Given problem:
Print exactly the lines from the first one down to the line that contains "ax.set_ylim(0, material[0] + forging[0])", both included, and skip the pictures.

start Data extract

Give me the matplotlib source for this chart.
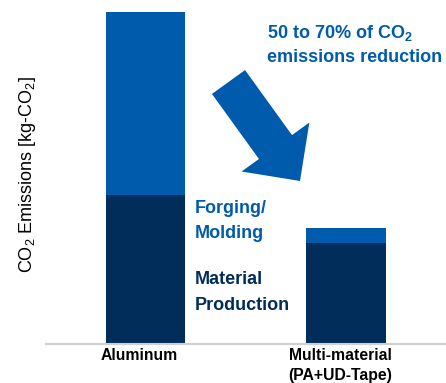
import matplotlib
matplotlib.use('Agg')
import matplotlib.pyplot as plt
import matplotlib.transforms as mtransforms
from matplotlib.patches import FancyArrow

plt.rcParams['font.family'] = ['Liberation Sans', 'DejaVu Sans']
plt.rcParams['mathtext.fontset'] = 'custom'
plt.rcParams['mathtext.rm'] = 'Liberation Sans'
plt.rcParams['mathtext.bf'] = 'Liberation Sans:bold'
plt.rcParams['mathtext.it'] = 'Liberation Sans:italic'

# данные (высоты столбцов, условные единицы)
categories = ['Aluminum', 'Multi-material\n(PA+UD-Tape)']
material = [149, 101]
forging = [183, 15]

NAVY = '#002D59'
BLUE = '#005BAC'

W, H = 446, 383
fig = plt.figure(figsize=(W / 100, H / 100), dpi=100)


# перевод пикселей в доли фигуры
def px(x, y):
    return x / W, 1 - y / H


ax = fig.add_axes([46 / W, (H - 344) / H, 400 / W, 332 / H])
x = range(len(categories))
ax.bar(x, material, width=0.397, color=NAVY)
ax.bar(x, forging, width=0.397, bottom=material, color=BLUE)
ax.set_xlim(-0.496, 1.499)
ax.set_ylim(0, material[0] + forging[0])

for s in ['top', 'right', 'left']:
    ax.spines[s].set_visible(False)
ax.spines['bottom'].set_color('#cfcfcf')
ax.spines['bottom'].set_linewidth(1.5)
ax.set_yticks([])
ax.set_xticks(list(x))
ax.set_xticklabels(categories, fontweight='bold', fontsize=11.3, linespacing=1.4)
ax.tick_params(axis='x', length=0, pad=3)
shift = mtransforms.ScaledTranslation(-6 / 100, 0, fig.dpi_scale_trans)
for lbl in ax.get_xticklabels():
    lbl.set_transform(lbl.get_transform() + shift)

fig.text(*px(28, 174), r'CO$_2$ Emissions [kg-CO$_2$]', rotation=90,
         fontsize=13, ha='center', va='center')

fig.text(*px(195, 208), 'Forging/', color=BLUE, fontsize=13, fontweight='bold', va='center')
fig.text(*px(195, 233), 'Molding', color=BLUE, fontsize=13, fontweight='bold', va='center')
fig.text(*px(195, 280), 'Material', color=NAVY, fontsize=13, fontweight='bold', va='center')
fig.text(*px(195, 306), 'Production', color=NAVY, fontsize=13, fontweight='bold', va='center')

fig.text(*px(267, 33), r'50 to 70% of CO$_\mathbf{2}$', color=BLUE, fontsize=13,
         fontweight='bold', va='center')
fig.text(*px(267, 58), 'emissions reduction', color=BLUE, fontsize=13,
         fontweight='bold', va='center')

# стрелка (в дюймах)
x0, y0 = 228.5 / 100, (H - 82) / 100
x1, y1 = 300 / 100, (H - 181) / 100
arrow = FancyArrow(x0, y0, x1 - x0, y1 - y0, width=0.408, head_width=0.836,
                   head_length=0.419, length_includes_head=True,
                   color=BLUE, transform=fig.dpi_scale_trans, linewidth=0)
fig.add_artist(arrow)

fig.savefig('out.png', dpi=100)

end Data extract

Exercise solution:
Give me the matplotlib source for this chart.
import matplotlib
matplotlib.use('Agg')
import matplotlib.pyplot as plt
import matplotlib.transforms as mtransforms
from matplotlib.patches import FancyArrow

plt.rcParams['font.family'] = ['Liberation Sans', 'DejaVu Sans']
plt.rcParams['mathtext.fontset'] = 'custom'
plt.rcParams['mathtext.rm'] = 'Liberation Sans'
plt.rcParams['mathtext.bf'] = 'Liberation Sans:bold'
plt.rcParams['mathtext.it'] = 'Liberation Sans:italic'

# данные (высоты столбцов, условные единицы)
categories = ['Aluminum', 'Multi-material\n(PA+UD-Tape)']
material = [149, 101]
forging = [183, 15]

NAVY = '#002D59'
BLUE = '#005BAC'

W, H = 446, 383
fig = plt.figure(figsize=(W / 100, H / 100), dpi=100)


# перевод пикселей в доли фигуры
def px(x, y):
    return x / W, 1 - y / H


ax = fig.add_axes([46 / W, (H - 344) / H, 400 / W, 332 / H])
x = range(len(categories))
ax.bar(x, material, width=0.397, color=NAVY)
ax.bar(x, forging, width=0.397, bottom=material, color=BLUE)
ax.set_xlim(-0.496, 1.499)
ax.set_ylim(0, material[0] + forging[0])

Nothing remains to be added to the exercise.